Personal information
- Full name: David Roger Armour
- Born: 23 July 1954 (age 71)
- Original team: St Mary's (Geelong)
- Height: 188 cm (6 ft 2 in)
- Weight: 89 kg (196 lb)

Playing career^{1}
- Years: Club / Games (Goals)
- 1974–1976: Geelong / 19 (14)
- 1977: East Perth / 18 0(7)
- 1978–1980: Norwood / 69 (42)
- ^{1} Playing statistics correct to the end of 1980.

= David Armour =

Australian rules footballer (born 1954)

David Roger Armour (born 23 July 1954) is a former Australian rules footballer who played with Geelong in the Victorian Football League (VFL), East Perth in the Western Australian Football League (WAFL) and Norwood in the South Australian National Football League (SANFL).

==Career==
Armour, recruited locally from St Mary's, kicked goals with his first two kicks in league football, on debut against Collingwood at Victoria Park in 1974. He finished with four goals. The following week he played against South Melbourne, but had to come off in the third quarter with a thigh injury. He played 10 senior games in the 1975 VFL season and was a member of the Geelong's side which won the VFL reserves premiership that year, with a 31-point grand final win over Richmond.
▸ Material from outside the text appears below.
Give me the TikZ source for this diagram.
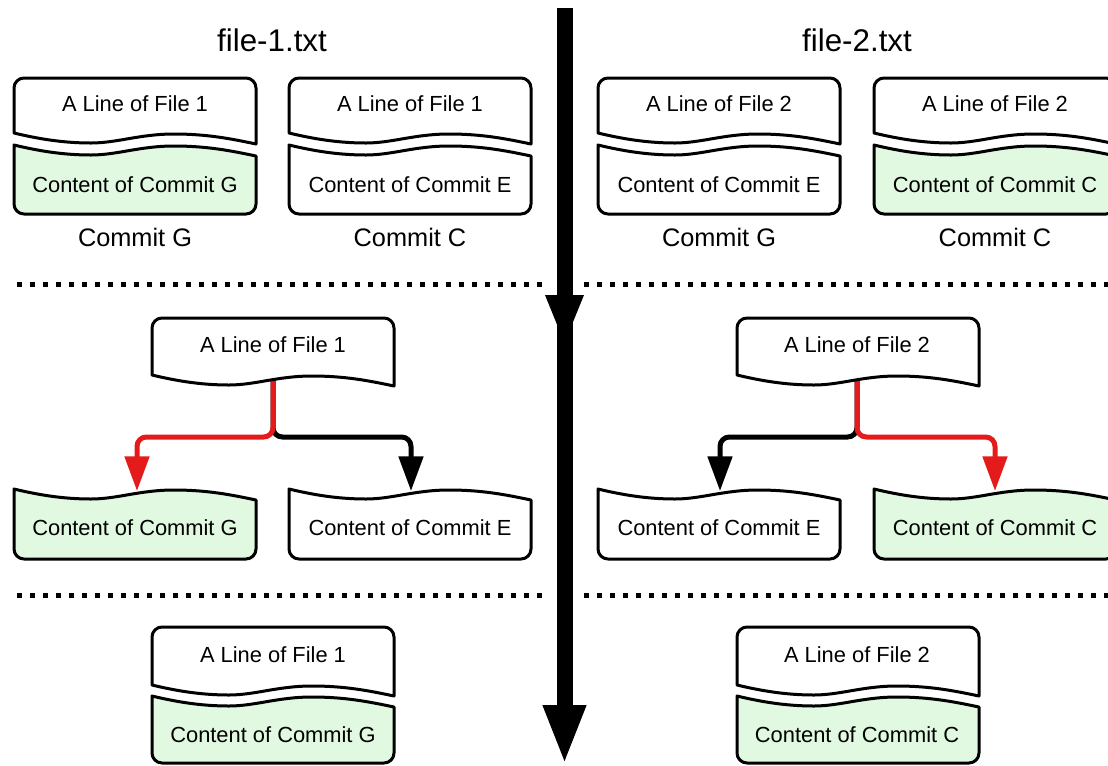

In 1976 he made seven league appearances, then left to join East Perth in the West Australian National Football League, where he played in 1977. He also represented East Perth in the 1977 Ardath Cup (a national competition) and was centre half-back in the team that lost the grand final to South Australian National Football League club Norwood. It was at Norwood that he spent the next three years, which included a premiership in 1978. He then joined Geelong West for the 1981 VFA season.